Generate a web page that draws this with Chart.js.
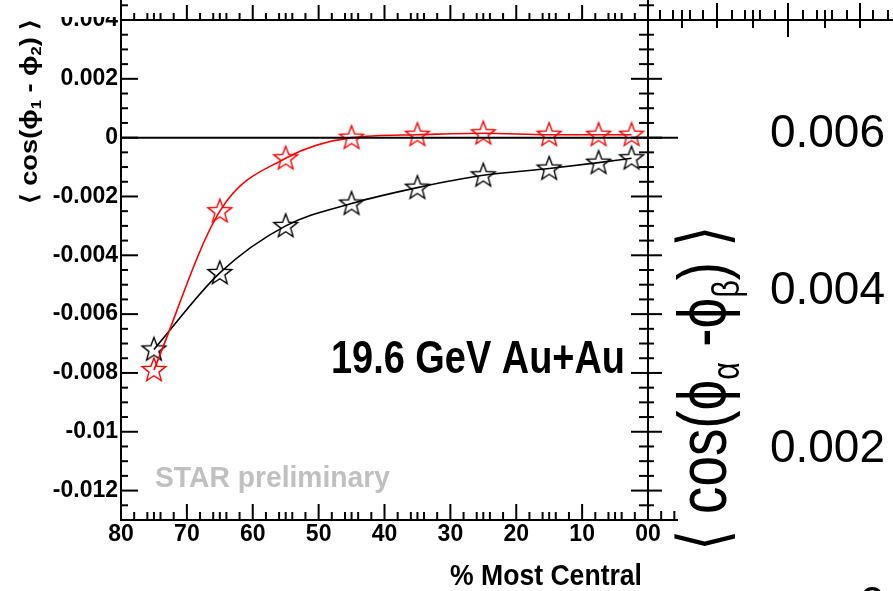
<!DOCTYPE html>
<html><head><meta charset="utf-8">
<script src="https://cdn.jsdelivr.net/npm/chart.js@4/dist/chart.umd.min.js"></script>
<style>
html,body{margin:0;padding:0;background:#fff;}
#wrap{position:relative;width:893px;height:591px;overflow:hidden;background:#fff;}
#c1{position:absolute;left:0;top:0;}
#c2{position:absolute;left:600px;top:0;}
</style></head><body>
<div id="wrap"><canvas id="c1" width="893" height="591"></canvas><canvas id="c2" width="400" height="650"></canvas></div>
<script>
// ---- data ----
const centrality = [75, 65, 55, 45, 35, 25, 15, 7.5, 2.5];
const redSeries = [-0.0079, -0.0025, -0.0007, 0.0000, 0.0001, 0.00015, 0.0001, 0.0001, 0.0001];
const blackSeries = [-0.0072, -0.0046, -0.0030, -0.00224, -0.0017, -0.00128, -0.00105, -0.00085, -0.0007];
const xTickValues = [80, 70, 60, 50, 40, 30, 20, 10, 0];
const xTickLabels = ['80', '70', '60', '50', '40', '30', '20', '10', '00'];
const yTickValues = [0.004, 0.002, 0, -0.002, -0.004, -0.006, -0.008, -0.01, -0.012];
const yTickLabels = ['0.004', '0.002', '0', '-0.002', '-0.004', '-0.006', '-0.008', '-0.01', '-0.012'];
const rightTickValues = [0, 0.002, 0.004, 0.006];
const rightTickLabels = ['0', '0.002', '0.004', '0.006'];

// ---- styling helpers ----
const FAM = "'Liberation Sans', Arial, Helvetica, sans-serif";
// decorative tick marks of the neighbouring panel frame (px, yTop, yBottom)
const frameTopRightTicks = [[660,10,20],[673,10,20],[682,10,28],[690,10,20],[703,10,20],[717,3,28],[732,10,20],[745,10,20],[753,10,28],[760,10,20],[775,10,20],[788,3,37],[803,10,20],[817,10,20],[825,10,28],[832,10,20],[847,10,20],[860,3,28],[873,10,20],[888,10,20]];

function makeStar(color) {
  const c = document.createElement('canvas'); c.width = 30; c.height = 30;
  const g = c.getContext('2d'); g.strokeStyle = color; g.lineWidth = 1.4; g.lineJoin = 'miter';
  const R = 12.5, r = R * 0.42, cx = 15, cy = 15.5;
  g.beginPath();
  for (let i = 0; i < 10; i++) {
    const ang = -Math.PI / 2 + i * Math.PI / 5;
    const rad = i % 2 ? r : R;
    const px = cx + rad * Math.cos(ang), py = cy + rad * Math.sin(ang);
    if (i) g.lineTo(px, py); else g.moveTo(px, py);
  }
  g.closePath(); g.stroke();
  return c;
}
const starRed = makeStar('#ff0000');
const starBlack = makeStar('#000000');

function seg(ctx, x1, y1, x2, y2) { ctx.beginPath(); ctx.moveTo(x1, y1); ctx.lineTo(x2, y2); ctx.stroke(); }
function fitText(ctx, text, font, x, y, width, align, color) {
  ctx.save();
  ctx.font = font; ctx.fillStyle = color; ctx.textBaseline = 'alphabetic'; ctx.textAlign = 'left';
  const w = ctx.measureText(text).width;
  const left = align === 'right' ? x - width : x;
  ctx.translate(left, y); ctx.scale(width / w, 1);
  ctx.fillText(text, 0, 0);
  ctx.restore();
}
function richVertical(ctx, pieces, baseX, startY, length) {
  ctx.save();
  ctx.textBaseline = 'alphabetic'; ctx.textAlign = 'left'; ctx.fillStyle = '#000';
  let total = 0;
  pieces.forEach(p => { ctx.font = p.font; p.w = ctx.measureText(p.t).width; total += p.w; });
  ctx.translate(baseX, startY); ctx.rotate(-Math.PI / 2); ctx.scale(length / total, 1);
  let cx = 0;
  pieces.forEach(p => { ctx.font = p.font; ctx.fillText(p.t, cx, p.dy || 0); cx += p.w; });
  ctx.restore();
}

const framePlugin = {
  id: 'frame',
  afterDraw(chart) {
    const { ctx, chartArea: a, scales: { x: xs, y: ys } } = chart;
    ctx.save();
    // top label is hidden behind the panel above
    ctx.fillStyle = '#fff'; ctx.fillRect(40, 0, a.left - 41, 17);
    ctx.strokeStyle = '#000'; ctx.lineWidth = 2; ctx.lineCap = 'butt';
    // frame lines
    seg(ctx, a.left, 0, a.left, a.bottom + 1);
    seg(ctx, a.right, 0, a.right, a.bottom + 1);
    seg(ctx, a.left - 1, a.bottom, a.right + 30, a.bottom);
    seg(ctx, a.left - 1, a.top, 893, a.top);
    // zero line
    const y0 = ys.getPixelForValue(0);
    seg(ctx, a.left, y0, a.right + 30, y0);
    // y ticks (left inward, shared axis both sides)
    for (let k = -25; k <= 9; k++) {
      const v = k * 0.0005, py = ys.getPixelForValue(v), major = (k % 4 === 0);
      seg(ctx, a.left, py, a.left + (major ? 17 : 7), py);
      seg(ctx, a.right - (major ? 17 : 9), py, a.right + (major ? 14 : 6), py);
    }
    // x ticks bottom (up) and top (up, panel above)
    const offs = [2, 4, 5, 6, 8];
    for (let d = 0; d <= 80; d += 10) {
      const px = xs.getPixelForValue(d);
      seg(ctx, px, a.bottom, px, a.bottom - 16);
      seg(ctx, px, a.top, px, a.top - 15);
      if (d < 80) offs.forEach(o => {
        const q = xs.getPixelForValue(d + o);
        seg(ctx, q, a.bottom, q, a.bottom - 8);
        seg(ctx, q, a.top, q, a.top - 7);
      });
    }
    [-2, -4].forEach(v => { const q = xs.getPixelForValue(v); seg(ctx, q, a.bottom, q, a.bottom - 9); });
    frameTopRightTicks.forEach(t => seg(ctx, t[0], t[1], t[0], t[2]));

    // texts
    fitText(ctx, '19.6 GeV Au+Au', "bold 46px " + FAM, 331, 373, 294, 'left', '#000');
    fitText(ctx, 'STAR preliminary', "bold 30px " + FAM, 155, 487, 235, 'left', '#c0c0c0');
    fitText(ctx, '% Most Central', "bold 29px " + FAM, 642, 585, 192, 'right', '#000');

    const LB = "bold 23px " + FAM, LS = "bold 14px " + FAM;
    richVertical(ctx, [
      { t: '⟨ ', font: LB }, { t: 'cos(ϕ', font: LB }, { t: '1', font: LS, dy: 4 },
      { t: ' - ϕ', font: LB }, { t: '2', font: LS, dy: 4 }, { t: ')', font: LB }, { t: ' ⟩', font: LB }
    ], 37, 204, 185);

    const RT = "68px " + FAM, RS = "38px " + FAM;
    richVertical(ctx, [
      { t: '⟨ ', font: RT }, { t: 'cos(ϕ', font: RT }, { t: 'α', font: RS, dy: 13 },
      { t: ' -ϕ', font: RT }, { t: 'β', font: RS, dy: 13 }, { t: ')', font: RT }, { t: ' ⟩', font: RT }
    ], 726, 551, 326);
    ctx.restore();
  }
};

function noPad(s) { s.paddingTop = 0; s.paddingBottom = 0; s.paddingLeft = 0; s.paddingRight = 0; }

new Chart(document.getElementById('c1'), {
  type: 'line',
  data: {
    datasets: [
      { label: 'red', data: centrality.map((c, i) => ({ x: c, y: redSeries[i] })), borderColor: '#ff0000', borderWidth: 1.6,
        pointStyle: starRed, pointRadius: 12, cubicInterpolationMode: 'monotone', fill: false },
      { label: 'black', data: centrality.map((c, i) => ({ x: c, y: blackSeries[i] })), borderColor: '#000000', borderWidth: 1.6,
        pointStyle: starBlack, pointRadius: 12, cubicInterpolationMode: 'monotone', fill: false }
    ]
  },
  options: {
    responsive: false, animation: false, devicePixelRatio: 1,
    layout: { padding: { top: 20, right: 245, left: 0, bottom: 0 } },
    plugins: { legend: { display: false }, tooltip: { enabled: false } },
    scales: {
      x: {
        type: 'linear', reverse: true, min: 0, max: 80,
        afterBuildTicks: s => { s.ticks = xTickValues.map(v => ({ value: v })); },
        afterFit: s => { s.height = 71; noPad(s); },
        grid: { display: false, drawTicks: false }, border: { display: false },
        ticks: { callback: (v, i) => xTickLabels[i], font: { family: FAM, size: 23, weight: 'bold' }, color: '#000', padding: 1, maxRotation: 0, autoSkip: false }
      },
      y: {
        min: -0.013, max: 0.004,
        afterBuildTicks: s => { s.ticks = yTickValues.map(v => ({ value: v })); },
        afterFit: s => { s.width = 121; noPad(s); },
        grid: { display: false, drawTicks: false }, border: { display: false },
        ticks: { callback: (v, i) => yTickLabels[i], font: { family: FAM, size: 23, weight: 'bold' }, color: '#000', padding: 3, autoSkip: false }
      }
    }
  },
  plugins: [framePlugin]
});

// neighbouring panel whose y axis is just outside the picture
new Chart(document.getElementById('c2'), {
  type: 'line',
  data: { datasets: [{ data: [] }] },
  options: {
    responsive: false, animation: false, devicePixelRatio: 1,
    layout: { padding: 0 },
    plugins: { legend: { display: false }, tooltip: { enabled: false } },
    scales: {
      x: { type: 'linear', display: false, min: 0, max: 1 },
      y: {
        min: -0.0005524, max: 0.0077016,
        afterBuildTicks: s => { s.ticks = rightTickValues.map(v => ({ value: v })); },
        afterFit: s => { s.width = 288; noPad(s); },
        grid: { display: false, drawTicks: false }, border: { display: false },
        ticks: { callback: (v, i) => rightTickLabels[i], font: { family: FAM, size: 46 }, color: '#000', padding: 3, autoSkip: false }
      }
    }
  }
});
</script></body></html>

-------

Exercise.
Give again, word for word, every line from the top of the data through the line with "const rightTickLabels = ['0', '0.002', '0.004', '0.006'];", both ends included, and exclude the pictures.

Response to this task.
Generate a web page that draws this with Chart.js.
<!DOCTYPE html>
<html><head><meta charset="utf-8">
<script src="https://cdn.jsdelivr.net/npm/chart.js@4/dist/chart.umd.min.js"></script>
<style>
html,body{margin:0;padding:0;background:#fff;}
#wrap{position:relative;width:893px;height:591px;overflow:hidden;background:#fff;}
#c1{position:absolute;left:0;top:0;}
#c2{position:absolute;left:600px;top:0;}
</style></head><body>
<div id="wrap"><canvas id="c1" width="893" height="591"></canvas><canvas id="c2" width="400" height="650"></canvas></div>
<script>
// ---- data ----
const centrality = [75, 65, 55, 45, 35, 25, 15, 7.5, 2.5];
const redSeries = [-0.0079, -0.0025, -0.0007, 0.0000, 0.0001, 0.00015, 0.0001, 0.0001, 0.0001];
const blackSeries = [-0.0072, -0.0046, -0.0030, -0.00224, -0.0017, -0.00128, -0.00105, -0.00085, -0.0007];
const xTickValues = [80, 70, 60, 50, 40, 30, 20, 10, 0];
const xTickLabels = ['80', '70', '60', '50', '40', '30', '20', '10', '00'];
const yTickValues = [0.004, 0.002, 0, -0.002, -0.004, -0.006, -0.008, -0.01, -0.012];
const yTickLabels = ['0.004', '0.002', '0', '-0.002', '-0.004', '-0.006', '-0.008', '-0.01', '-0.012'];
const rightTickValues = [0, 0.002, 0.004, 0.006];
const rightTickLabels = ['0', '0.002', '0.004', '0.006'];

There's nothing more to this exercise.